Writing a Story in the Form of a Diary

A story written entirely in the form of a diary is sometimes attempted. And closely allied to this is the story written as a series of letters.

Both methods are popular with amateurs. Most people regard a diary as the simplest type of writing, requiring neither style nor sequence, nor even the thinnest thread of connection running through the whole, unless the author so desires. Moreover, though every one does not feel competent to write a book or even a short story, we all feel competent to keep a diary—most of us have kept one at some time in our career. What can be easier therefore than to write a story in diary form? And we proceed to write our story as we wrote our own diary, with this difference that we put into the fiction diary the sort of happenings we used to deplore the lack of, when we wrote down our own daily experiences.

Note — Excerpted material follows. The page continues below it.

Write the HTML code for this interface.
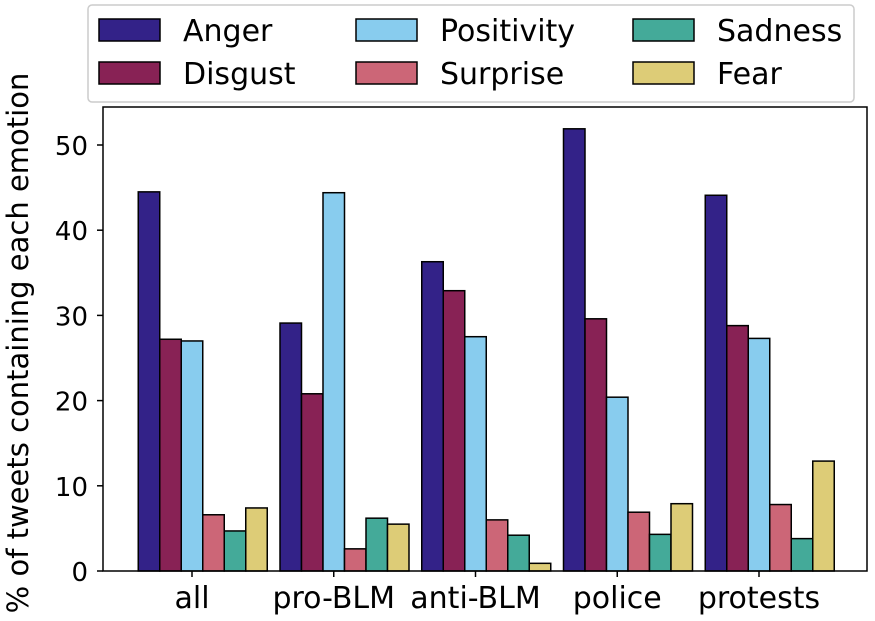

Until we have given some study to the subject we do not recognise that, while a series of somewhat disconnected sentences and brief entries may be very useful as records for future reference, likewise may be moderately serviceable as safety-valves for overwrought, self-centred temperaments, they are seldom of interest to any one save the writer, and if put forward as recreational reading, may easily prove uninteresting in the extreme, even with the addition of a love episode! A story in diary form needs to be written by an experienced pen if it is to resemble a genuine diary, and yet hold the reader's interest throughout, and culminate in a good climax.

A Story told in Letters

A story told in a series of letters can easily be the dullest thing imaginable. What is an excellent letter seldom makes an excellent chapter in a novel. A letter, if it is to seem a real letter, should be discursive; and this is the very thing the amateur needs to guard against when writing a story, if that story is to show force and action; he is prone to be too discursive as it is. In any case, unless it is remarkably well done, the reader chafes at the delay inevitably caused by the irrelevant small talk that is the hallmark of most letters.

Some writers have managed to handle the "letter-form" in an interesting manner, by relying on descriptive narrative, rather than any striking plot, to hold the reader. The Lady of the Decoration by Frances Little, is a good example.

The Introduction of Dialect

Dialect should be approached with caution. It is so easy to be tedious and unintelligible in this direction.

Remember that you are writing in what is almost a fresh language to most people, when you employ a dialect that is purely local; hence you are imposing an extra mental strain on the reader; and in order to compensate for the additional demand you make on his brain, you must give him something above the average in interest. No one, in these days of hustle, is going to take the trouble to wade through a species of unknown tongue, and wrestle with weird spelling and unfamiliar idiom, unless there is something remarkably worth while to be got out of it. And for one who will spare the time to fathom the mysteries of the dialect, there are thousands who will give it up.